== Exercise description ==
From the listing below, output the lines between the one with "Write the Chart.js code for this chart." and the one with "const yTicks = [-100, -50, 0];", including those two, and nothing else. Pictures are not copied.

— start of Task material —

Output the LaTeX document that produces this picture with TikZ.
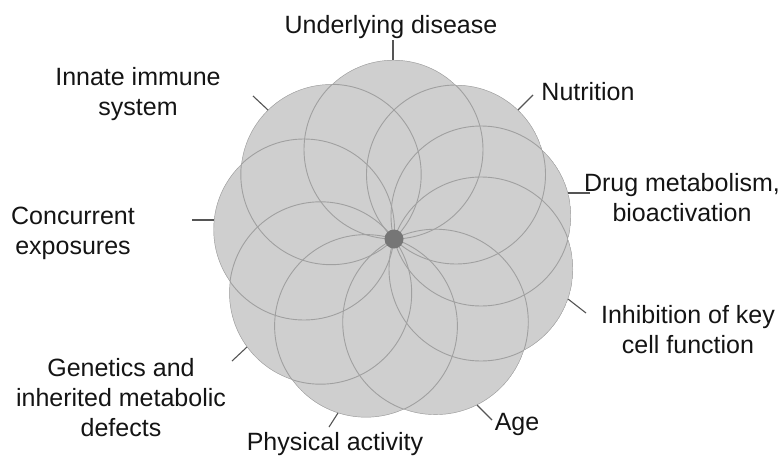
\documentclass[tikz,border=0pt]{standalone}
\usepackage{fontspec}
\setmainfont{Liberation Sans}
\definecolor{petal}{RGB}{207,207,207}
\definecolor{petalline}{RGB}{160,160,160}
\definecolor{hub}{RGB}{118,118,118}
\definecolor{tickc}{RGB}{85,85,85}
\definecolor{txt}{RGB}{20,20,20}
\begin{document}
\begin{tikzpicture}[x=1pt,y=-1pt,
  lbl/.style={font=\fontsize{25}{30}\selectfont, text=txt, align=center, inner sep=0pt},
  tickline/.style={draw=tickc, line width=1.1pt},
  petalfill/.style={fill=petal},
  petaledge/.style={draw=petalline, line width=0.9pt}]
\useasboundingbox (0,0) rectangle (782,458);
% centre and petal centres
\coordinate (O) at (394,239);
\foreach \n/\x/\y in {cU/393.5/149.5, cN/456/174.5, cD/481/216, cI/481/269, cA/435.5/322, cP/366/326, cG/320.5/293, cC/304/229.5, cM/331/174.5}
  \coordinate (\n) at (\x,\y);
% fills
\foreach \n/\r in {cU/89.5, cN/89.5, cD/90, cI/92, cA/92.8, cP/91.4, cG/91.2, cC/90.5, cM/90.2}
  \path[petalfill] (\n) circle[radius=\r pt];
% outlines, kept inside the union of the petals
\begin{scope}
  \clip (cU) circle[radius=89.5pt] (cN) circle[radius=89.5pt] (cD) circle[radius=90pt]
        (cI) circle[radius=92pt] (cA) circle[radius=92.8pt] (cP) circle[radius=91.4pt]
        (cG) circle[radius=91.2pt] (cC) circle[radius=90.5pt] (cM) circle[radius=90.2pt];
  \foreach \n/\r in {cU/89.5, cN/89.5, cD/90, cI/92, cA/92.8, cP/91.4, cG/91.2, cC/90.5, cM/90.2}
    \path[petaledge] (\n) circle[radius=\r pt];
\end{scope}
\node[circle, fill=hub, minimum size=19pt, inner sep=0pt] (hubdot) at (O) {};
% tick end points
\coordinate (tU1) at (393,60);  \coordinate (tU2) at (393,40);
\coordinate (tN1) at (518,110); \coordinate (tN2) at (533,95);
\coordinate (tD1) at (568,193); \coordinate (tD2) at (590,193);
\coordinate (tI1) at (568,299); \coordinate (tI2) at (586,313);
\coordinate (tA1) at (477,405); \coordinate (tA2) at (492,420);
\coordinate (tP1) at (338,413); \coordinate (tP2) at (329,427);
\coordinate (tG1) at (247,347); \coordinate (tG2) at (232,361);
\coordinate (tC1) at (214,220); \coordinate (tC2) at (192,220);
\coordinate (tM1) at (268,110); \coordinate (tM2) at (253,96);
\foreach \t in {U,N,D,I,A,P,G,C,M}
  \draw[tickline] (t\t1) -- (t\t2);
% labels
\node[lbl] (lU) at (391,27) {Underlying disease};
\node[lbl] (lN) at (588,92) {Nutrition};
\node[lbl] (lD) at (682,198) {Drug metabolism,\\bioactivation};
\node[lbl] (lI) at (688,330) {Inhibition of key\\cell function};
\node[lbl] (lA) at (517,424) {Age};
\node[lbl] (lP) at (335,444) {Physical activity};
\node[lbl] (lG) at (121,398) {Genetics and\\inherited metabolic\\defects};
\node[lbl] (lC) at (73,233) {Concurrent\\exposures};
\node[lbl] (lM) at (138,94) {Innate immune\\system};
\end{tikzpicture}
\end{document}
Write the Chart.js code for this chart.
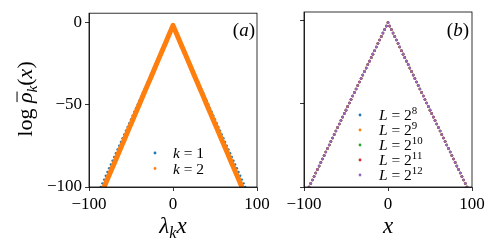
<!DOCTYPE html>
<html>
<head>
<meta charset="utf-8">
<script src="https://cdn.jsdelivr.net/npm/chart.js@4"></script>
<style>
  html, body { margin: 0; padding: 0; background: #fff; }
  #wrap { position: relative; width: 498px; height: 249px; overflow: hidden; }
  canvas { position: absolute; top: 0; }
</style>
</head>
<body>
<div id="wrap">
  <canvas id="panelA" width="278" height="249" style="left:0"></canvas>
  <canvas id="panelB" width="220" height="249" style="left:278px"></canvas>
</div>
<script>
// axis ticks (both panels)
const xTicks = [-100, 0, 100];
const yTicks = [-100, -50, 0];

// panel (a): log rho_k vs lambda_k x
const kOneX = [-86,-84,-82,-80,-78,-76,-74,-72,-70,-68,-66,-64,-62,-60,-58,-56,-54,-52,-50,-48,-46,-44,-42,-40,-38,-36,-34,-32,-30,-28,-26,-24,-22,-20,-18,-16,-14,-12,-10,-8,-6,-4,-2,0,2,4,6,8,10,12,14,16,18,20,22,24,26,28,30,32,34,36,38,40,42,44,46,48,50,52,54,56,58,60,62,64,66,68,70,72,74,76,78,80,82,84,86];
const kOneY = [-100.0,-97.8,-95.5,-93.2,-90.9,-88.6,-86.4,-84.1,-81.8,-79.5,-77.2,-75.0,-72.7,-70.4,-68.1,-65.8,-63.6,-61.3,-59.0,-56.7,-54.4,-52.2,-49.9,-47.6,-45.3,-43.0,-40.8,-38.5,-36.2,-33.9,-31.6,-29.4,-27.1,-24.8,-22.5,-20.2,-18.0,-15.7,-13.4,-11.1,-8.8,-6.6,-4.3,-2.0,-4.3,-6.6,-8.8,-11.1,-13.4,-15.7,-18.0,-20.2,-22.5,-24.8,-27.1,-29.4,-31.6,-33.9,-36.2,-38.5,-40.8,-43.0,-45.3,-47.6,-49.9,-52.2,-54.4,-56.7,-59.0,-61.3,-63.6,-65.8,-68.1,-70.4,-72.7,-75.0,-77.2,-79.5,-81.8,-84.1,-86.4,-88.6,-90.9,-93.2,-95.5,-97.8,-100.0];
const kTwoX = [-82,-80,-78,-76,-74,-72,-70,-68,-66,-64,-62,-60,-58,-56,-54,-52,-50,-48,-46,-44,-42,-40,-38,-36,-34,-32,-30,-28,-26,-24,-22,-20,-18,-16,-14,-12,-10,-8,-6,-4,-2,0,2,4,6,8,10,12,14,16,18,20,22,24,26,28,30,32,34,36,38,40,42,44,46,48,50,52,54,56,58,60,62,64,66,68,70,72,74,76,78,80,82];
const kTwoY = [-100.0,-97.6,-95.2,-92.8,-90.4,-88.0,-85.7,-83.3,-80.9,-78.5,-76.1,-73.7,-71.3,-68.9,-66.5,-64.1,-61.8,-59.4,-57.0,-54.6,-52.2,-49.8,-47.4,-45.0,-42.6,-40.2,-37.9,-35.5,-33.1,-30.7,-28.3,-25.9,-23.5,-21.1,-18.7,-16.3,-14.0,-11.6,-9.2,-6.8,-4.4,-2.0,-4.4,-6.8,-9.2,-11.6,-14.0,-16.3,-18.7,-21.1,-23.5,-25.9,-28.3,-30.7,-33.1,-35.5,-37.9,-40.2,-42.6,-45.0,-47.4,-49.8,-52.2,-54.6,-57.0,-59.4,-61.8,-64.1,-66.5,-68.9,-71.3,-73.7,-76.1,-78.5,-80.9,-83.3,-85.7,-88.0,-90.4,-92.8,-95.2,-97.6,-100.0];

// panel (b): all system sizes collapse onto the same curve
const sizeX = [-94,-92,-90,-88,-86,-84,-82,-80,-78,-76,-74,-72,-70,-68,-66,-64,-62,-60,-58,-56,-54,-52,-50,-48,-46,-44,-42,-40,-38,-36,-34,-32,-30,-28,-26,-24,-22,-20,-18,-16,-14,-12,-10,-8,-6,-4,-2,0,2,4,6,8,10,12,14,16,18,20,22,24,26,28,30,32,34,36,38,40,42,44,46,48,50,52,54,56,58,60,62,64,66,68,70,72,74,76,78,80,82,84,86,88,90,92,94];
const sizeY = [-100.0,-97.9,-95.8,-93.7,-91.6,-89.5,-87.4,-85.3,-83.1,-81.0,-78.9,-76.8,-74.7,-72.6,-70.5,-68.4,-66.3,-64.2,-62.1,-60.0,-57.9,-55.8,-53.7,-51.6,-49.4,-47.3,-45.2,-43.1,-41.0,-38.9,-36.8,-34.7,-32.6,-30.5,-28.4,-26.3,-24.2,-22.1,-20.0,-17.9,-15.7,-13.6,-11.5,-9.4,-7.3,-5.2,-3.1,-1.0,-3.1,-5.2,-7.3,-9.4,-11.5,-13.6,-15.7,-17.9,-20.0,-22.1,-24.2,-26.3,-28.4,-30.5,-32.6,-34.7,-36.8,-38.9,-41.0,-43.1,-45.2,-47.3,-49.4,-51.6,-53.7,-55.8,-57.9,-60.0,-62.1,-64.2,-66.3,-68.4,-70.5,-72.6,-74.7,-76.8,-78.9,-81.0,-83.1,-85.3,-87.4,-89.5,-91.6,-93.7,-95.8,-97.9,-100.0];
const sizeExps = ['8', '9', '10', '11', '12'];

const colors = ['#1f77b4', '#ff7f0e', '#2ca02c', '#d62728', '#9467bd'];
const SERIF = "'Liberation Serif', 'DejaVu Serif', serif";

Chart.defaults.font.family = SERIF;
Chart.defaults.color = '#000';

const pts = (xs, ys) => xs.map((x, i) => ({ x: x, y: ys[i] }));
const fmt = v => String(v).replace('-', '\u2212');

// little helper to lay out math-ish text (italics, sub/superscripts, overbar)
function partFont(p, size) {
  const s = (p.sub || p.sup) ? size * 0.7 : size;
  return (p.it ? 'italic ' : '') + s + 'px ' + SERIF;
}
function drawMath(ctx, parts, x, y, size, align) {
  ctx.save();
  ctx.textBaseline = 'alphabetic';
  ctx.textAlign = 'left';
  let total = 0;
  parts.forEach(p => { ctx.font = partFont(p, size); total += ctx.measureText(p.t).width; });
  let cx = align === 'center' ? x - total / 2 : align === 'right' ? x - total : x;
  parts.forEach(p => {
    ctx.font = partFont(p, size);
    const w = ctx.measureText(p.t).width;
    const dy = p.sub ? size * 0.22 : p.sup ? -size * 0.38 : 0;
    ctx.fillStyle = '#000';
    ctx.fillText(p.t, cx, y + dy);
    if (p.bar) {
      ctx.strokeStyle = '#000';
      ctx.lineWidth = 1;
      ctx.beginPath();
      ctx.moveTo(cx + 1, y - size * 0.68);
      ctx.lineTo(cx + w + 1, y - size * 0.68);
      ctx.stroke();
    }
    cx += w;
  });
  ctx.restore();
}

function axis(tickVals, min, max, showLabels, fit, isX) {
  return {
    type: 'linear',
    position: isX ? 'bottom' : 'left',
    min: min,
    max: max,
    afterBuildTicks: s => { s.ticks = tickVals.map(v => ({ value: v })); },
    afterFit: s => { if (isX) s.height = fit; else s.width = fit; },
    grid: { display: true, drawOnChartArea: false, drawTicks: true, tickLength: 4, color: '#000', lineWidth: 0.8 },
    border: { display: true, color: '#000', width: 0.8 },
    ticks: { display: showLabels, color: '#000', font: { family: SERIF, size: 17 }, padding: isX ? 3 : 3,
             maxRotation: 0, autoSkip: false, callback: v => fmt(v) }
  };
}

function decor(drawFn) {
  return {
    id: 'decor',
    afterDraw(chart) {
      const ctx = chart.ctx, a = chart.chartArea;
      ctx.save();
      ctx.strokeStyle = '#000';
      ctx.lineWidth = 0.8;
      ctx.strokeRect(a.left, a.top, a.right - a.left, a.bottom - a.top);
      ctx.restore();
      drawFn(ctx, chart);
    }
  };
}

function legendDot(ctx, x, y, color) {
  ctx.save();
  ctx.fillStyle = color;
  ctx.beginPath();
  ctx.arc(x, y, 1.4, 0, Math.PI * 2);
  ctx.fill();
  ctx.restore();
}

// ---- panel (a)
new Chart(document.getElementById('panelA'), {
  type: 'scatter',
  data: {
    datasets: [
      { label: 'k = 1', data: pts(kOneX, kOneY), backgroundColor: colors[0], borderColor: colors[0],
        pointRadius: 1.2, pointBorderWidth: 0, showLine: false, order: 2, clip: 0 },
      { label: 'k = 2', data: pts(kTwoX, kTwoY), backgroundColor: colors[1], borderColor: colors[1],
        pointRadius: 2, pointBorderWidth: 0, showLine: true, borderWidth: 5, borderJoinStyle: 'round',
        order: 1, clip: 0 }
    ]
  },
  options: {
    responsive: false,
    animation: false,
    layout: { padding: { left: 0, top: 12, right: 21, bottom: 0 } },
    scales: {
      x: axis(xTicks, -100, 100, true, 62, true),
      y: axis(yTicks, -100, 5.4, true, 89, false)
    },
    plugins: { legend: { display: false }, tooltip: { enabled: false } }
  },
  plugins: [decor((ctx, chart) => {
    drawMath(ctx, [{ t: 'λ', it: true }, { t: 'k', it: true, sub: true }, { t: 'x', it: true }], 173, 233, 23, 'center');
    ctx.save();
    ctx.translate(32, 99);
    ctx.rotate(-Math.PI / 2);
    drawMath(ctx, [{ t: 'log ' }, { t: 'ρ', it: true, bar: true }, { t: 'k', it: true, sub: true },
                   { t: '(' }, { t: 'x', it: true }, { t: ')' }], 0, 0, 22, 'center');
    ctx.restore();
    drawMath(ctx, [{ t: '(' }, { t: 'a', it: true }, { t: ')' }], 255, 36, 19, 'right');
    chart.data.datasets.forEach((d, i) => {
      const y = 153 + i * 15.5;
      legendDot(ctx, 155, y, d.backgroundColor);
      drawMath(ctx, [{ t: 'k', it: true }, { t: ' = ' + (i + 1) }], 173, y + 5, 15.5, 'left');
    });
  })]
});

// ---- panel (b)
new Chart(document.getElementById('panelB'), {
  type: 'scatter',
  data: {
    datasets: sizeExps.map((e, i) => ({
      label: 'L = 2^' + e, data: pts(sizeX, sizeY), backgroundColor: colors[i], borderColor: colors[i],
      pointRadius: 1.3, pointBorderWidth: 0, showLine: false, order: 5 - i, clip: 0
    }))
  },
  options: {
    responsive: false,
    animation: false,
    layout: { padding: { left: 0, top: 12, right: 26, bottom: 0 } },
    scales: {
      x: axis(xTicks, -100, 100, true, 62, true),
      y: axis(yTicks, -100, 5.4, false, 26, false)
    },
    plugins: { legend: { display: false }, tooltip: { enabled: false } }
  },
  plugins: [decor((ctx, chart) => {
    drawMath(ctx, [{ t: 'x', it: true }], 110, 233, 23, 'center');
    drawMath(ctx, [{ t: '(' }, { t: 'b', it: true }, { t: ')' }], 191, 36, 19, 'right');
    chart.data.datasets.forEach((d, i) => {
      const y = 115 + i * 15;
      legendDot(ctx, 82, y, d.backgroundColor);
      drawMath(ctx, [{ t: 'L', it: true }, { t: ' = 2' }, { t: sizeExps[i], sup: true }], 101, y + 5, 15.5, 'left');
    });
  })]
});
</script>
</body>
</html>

— end of Task material —

== Task solution ==
Write the Chart.js code for this chart.
<!DOCTYPE html>
<html>
<head>
<meta charset="utf-8">
<script src="https://cdn.jsdelivr.net/npm/chart.js@4"></script>
<style>
  html, body { margin: 0; padding: 0; background: #fff; }
  #wrap { position: relative; width: 498px; height: 249px; overflow: hidden; }
  canvas { position: absolute; top: 0; }
</style>
</head>
<body>
<div id="wrap">
  <canvas id="panelA" width="278" height="249" style="left:0"></canvas>
  <canvas id="panelB" width="220" height="249" style="left:278px"></canvas>
</div>
<script>
// axis ticks (both panels)
const xTicks = [-100, 0, 100];
const yTicks = [-100, -50, 0];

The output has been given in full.